- [WHAT TO WORK ON]: Leave out the pictures and restate the rest of the data exactly.

*** SOURCE DATA

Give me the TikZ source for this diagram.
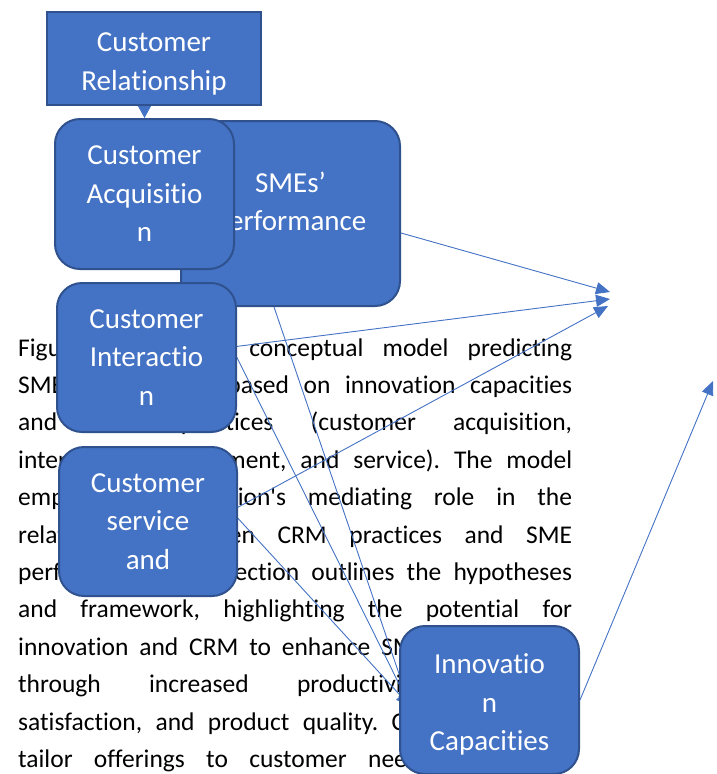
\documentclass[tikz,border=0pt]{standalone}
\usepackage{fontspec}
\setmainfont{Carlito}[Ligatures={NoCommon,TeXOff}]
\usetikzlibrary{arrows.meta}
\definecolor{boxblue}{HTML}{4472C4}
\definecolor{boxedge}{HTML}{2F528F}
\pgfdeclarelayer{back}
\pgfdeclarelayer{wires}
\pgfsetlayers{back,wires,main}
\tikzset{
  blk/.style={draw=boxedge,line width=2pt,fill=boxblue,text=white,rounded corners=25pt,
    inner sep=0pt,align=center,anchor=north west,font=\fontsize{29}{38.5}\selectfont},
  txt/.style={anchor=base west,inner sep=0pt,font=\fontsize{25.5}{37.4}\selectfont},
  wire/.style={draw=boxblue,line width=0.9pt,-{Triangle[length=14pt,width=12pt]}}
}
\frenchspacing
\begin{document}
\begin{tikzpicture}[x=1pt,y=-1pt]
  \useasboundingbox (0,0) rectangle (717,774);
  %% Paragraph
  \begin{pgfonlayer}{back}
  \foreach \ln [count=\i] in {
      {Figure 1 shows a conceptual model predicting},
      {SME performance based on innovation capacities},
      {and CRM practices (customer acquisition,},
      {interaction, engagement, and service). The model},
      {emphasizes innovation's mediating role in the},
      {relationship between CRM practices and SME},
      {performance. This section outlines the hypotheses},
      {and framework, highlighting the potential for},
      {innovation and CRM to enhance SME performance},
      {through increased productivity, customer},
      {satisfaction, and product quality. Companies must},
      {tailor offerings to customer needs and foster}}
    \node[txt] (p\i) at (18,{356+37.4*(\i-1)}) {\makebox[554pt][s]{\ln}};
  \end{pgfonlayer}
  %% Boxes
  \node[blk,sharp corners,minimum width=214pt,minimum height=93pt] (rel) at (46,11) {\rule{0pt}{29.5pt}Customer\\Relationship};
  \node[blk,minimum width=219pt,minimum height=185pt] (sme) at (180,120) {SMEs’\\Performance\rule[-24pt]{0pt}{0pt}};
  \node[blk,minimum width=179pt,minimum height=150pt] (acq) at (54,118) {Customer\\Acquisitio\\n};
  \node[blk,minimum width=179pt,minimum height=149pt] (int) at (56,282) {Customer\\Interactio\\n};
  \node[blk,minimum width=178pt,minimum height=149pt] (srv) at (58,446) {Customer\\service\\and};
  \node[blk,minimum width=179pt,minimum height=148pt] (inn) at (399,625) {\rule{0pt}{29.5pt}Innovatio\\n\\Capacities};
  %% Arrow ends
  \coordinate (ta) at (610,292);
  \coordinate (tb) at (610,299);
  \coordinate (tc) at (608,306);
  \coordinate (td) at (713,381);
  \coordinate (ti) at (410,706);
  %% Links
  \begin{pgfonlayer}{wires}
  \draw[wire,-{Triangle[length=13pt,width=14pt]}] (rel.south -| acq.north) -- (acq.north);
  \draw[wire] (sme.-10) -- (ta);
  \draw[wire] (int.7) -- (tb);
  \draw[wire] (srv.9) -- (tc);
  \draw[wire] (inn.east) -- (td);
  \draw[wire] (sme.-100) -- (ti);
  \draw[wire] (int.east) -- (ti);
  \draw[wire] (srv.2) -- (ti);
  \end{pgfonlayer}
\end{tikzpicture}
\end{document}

******

- [RESULT OF THIS TASK]:
Give me the TikZ source for this diagram.
\documentclass[tikz,border=0pt]{standalone}
\usepackage{fontspec}
\setmainfont{Carlito}[Ligatures={NoCommon,TeXOff}]
\usetikzlibrary{arrows.meta}
\definecolor{boxblue}{HTML}{4472C4}
\definecolor{boxedge}{HTML}{2F528F}
\pgfdeclarelayer{back}
\pgfdeclarelayer{wires}
\pgfsetlayers{back,wires,main}
\tikzset{
  blk/.style={draw=boxedge,line width=2pt,fill=boxblue,text=white,rounded corners=25pt,
    inner sep=0pt,align=center,anchor=north west,font=\fontsize{29}{38.5}\selectfont},
  txt/.style={anchor=base west,inner sep=0pt,font=\fontsize{25.5}{37.4}\selectfont},
  wire/.style={draw=boxblue,line width=0.9pt,-{Triangle[length=14pt,width=12pt]}}
}
\frenchspacing
\begin{document}
\begin{tikzpicture}[x=1pt,y=-1pt]
  \useasboundingbox (0,0) rectangle (717,774);
  %% Paragraph
  \begin{pgfonlayer}{back}
  \foreach \ln [count=\i] in {
      {Figure 1 shows a conceptual model predicting},
      {SME performance based on innovation capacities},
      {and CRM practices (customer acquisition,},
      {interaction, engagement, and service). The model},
      {emphasizes innovation's mediating role in the},
      {relationship between CRM practices and SME},
      {performance. This section outlines the hypotheses},
      {and framework, highlighting the potential for},
      {innovation and CRM to enhance SME performance},
      {through increased productivity, customer},
      {satisfaction, and product quality. Companies must},
      {tailor offerings to customer needs and foster}}
    \node[txt] (p\i) at (18,{356+37.4*(\i-1)}) {\makebox[554pt][s]{\ln}};
  \end{pgfonlayer}
  %% Boxes
  \node[blk,sharp corners,minimum width=214pt,minimum height=93pt] (rel) at (46,11) {\rule{0pt}{29.5pt}Customer\\Relationship};
  \node[blk,minimum width=219pt,minimum height=185pt] (sme) at (180,120) {SMEs’\\Performance\rule[-24pt]{0pt}{0pt}};
  \node[blk,minimum width=179pt,minimum height=150pt] (acq) at (54,118) {Customer\\Acquisitio\\n};
  \node[blk,minimum width=179pt,minimum height=149pt] (int) at (56,282) {Customer\\Interactio\\n};
  \node[blk,minimum width=178pt,minimum height=149pt] (srv) at (58,446) {Customer\\service\\and};
  \node[blk,minimum width=179pt,minimum height=148pt] (inn) at (399,625) {\rule{0pt}{29.5pt}Innovatio\\n\\Capacities};
  %% Arrow ends
  \coordinate (ta) at (610,292);
  \coordinate (tb) at (610,299);
  \coordinate (tc) at (608,306);
  \coordinate (td) at (713,381);
  \coordinate (ti) at (410,706);
  %% Links
  \begin{pgfonlayer}{wires}
  \draw[wire,-{Triangle[length=13pt,width=14pt]}] (rel.south -| acq.north) -- (acq.north);
  \draw[wire] (sme.-10) -- (ta);
  \draw[wire] (int.7) -- (tb);
  \draw[wire] (srv.9) -- (tc);
  \draw[wire] (inn.east) -- (td);
  \draw[wire] (sme.-100) -- (ti);
  \draw[wire] (int.east) -- (ti);
  \draw[wire] (srv.2) -- (ti);
  \end{pgfonlayer}
\end{tikzpicture}
\end{document}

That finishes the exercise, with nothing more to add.